At least 13 people have died on the outskirts of Dhaka, whilst five were killed in the southeastern city of Chittagong and another two died in Bagerhat in the south.
The violence erupted on Sunday afternoon after around 200,000 Islamist supporters staged a march to demand reforms, but were confronted by police and security forces firing tear gas and rubber bullets.
“This government does not have faith in Allah. This is an atheist Government, we will not allow them to live in Bangladesh. Muslims are brothers, we must protect Islam,” the protesters said, blocking roads in the area with burning tyres and logs during more than five hours of clashes.
Police said that they had set fire to vehicles including two police cars, and stormed a police post on the outskirts of the capital.
Nine people, including two policemen and a paramilitary soldier, were reported to have been killed in Kanchpur just outside Dhaka. Another seven people were said to have been killed in the capital’s commercial district of Motijheel.
Officials have now banned all rallies and protests in the city until midnight on Monday in an attempt to quell further violence. The ruling Awami League and an alliance of 18 opposition parties led by former Prime Minister Khaleda Zia had planned rallies in Dhaka Monday.
The protests have been led by a group called Hefajat-e-Islam, which set the government a deadline of 5 May to introduce a new blasphemy law. It also demanded that pledges to Allah are reinstated in the constitution, women are banned from mixing freely with men, and that Islamic education is mandatory.
But the government of Bangladesh, a secular country with a majority Muslim population, has refused to bow to Islamist demands. Critics say that enacting their demands would amount to the “Talibanisation” of the country.
By Monday afternoon, Ahmad Shafi, the chief of Hefajat, had been forced to leave his office in Dhaka, and was reportedly seeking to fly to the city of Chittagong, according to local media.
However, fears have been raised over the government’s handling of the crisis. Diganta Television, a pro-opposition station, said that government officials had come and switched them off the air.
The city has also ground to a halt due to a half-day transport strike being called to protest against the death of a transport worker.
This year, 100 people have been killed in violence related to political protests, mainly pitting security forces against Islamic activists.
“This Government does not have faith in Allah.” Hefajat-e-Islam
Bangladesh has been rocked by protests and counter-protests since January, when a tribunal set up by the government to investigate abuses during a 1971 war of independence from Pakistan sentenced to death in absentia a leader of the main Muslim party, the Jamaat-e-Islami.

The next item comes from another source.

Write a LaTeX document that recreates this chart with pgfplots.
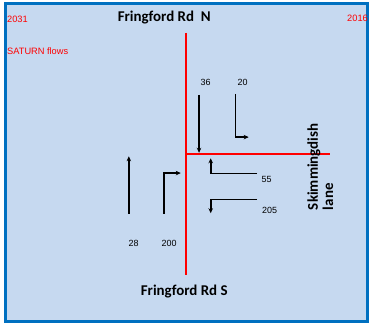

Jamaat opposed Bangladeshi independence from Pakistan in the war but denies accusations that some of its leaders committed murder, rape and torture during the conflict.
The Hefajat-e-Islam emerged from the protests over the tribunal, and have been accused of acting as a front for Jamaat supporters.
The clashes come as Bangladesh continues to deal with the aftermath of the devastating collapse of an eight-story factory building in Dhaka last month. The death toll from the collapse has reached 645.
Although the events are not related, protests led by the Islamist group Hefajat-e-Islam have re-emerged for the first time since the disaster, and are a sign that long-standing political grievances are unlikely to subside.